As a Member of Parliament, I represent people in all stages of life and think it’s important to consider the impact of government policies and investments across age brackets. As a parent and grandparent, I hope my children and granddaughter will have the same opportunities and quality of life I have been fortunate to have.
Unfortunately, young Canadians are graduating school with record amounts of student debt only to be faced with precarious work, stagnant wages, and rising housing costs. Many are worried about how they will reach milestones like buying a home, starting a family, or retiring. Those who do have children encounter the added burden of astronomical childcare costs. One of my millennial staff members explains the situation facing her generation saying, “Canada is eating its young.”
At University of British Columbia’s Gen Squeeze lab, researchers are studying intergenerational equity in government spending and their findings are eye opening. Governments across the country spend far less per capita for those under 45 than they do on older Canadians. While seniors need and deserve support, politicians need to start thinking more about how we can help younger generations succeed. This includes investing in post-secondary education and childcare and taking meaningful action on the housing crisis.
In British Columbia, the $10 a day daycare pilot project introduced by the NDP government has been a game changer for the 2,500 young families selected to participate. There have been reports of families saving close to $1,000 a month, or more, allowing them to move into housing that better meets their needs, pay off debt, or buy healthier foods. While these are great stories, finding affordable childcare shouldn’t be like winning the lottery when the reality is most parents must now work outside the home.
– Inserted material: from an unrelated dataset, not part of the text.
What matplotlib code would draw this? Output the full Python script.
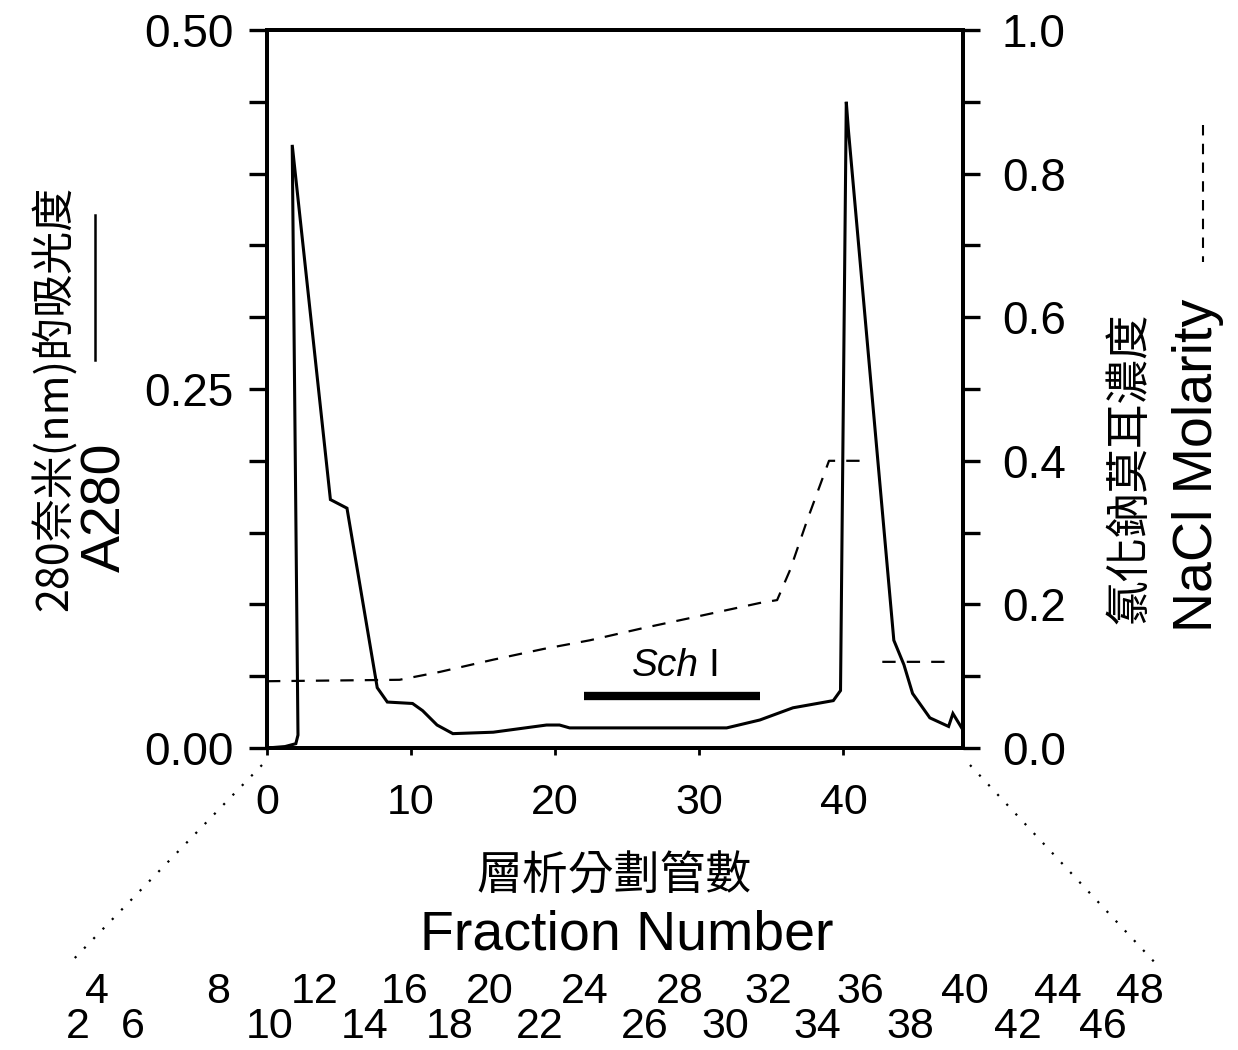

More welcome news for young British Columbians came last month when the provincial government announced it was no longer charging interest on student loans. However, many graduates owe more to the federal government which charges relatively high interest rates. The interest formula for federal student loans has not changed since 2000 and current rates are higher than offered by some banks for student lines of credit.
The federal government needs to look at these positive steps in British Columbia and think about how it can help young Canadians across the country. Another key issue to address will be housing affordability and keeping the dream of home ownership alive for younger generations.
The federal NDP has called for the reintroduction of 30-year terms for insured mortgages as a way of helping young Canadians enter the housing market. Previous cohorts of first-time homebuyers had this option until the Conservative government reduced the maximum term to 25 years in 2012. Critics of longer mortgages say they increase costs because more interest is paid over the term. One could save even more on interest by paying for a home outright, but that is not a realistic option for most Canadians. With rising house prices outpacing wages, it is unfair to expect younger generations to pay off more expensive homes in less time.
Since coming into power in 2015, the Liberals further tightened mortgage rules to cool the market by curbing demand. But shutting out young Canadians looking for homes should not be viewed as a success. Changing financing rules alone will not make the housing market accessible for everyone, but it is a step that warrants serious consideration. To deal with the affordability crisis effectively, Canada will also need to explore innovative housing models and embrace a shift in mindset that prioritizes homes over investments.
As baby boomers age, millennials will become a sandwich generation taking care of their parents and their children, but without the same financial means or security. If the federal government truly wants to help families and build a better Canada for everyone, they need to get serious about making life affordable for young people and that includes making overdue investments in post-secondary education and childcare. Millennials will be the largest voting block in this year’s election so ignoring their needs is no longer an option.
Wayne Stetski is Member of Parliament for Kootenay-Columbia and the federal NDP’s B.C. caucus chair.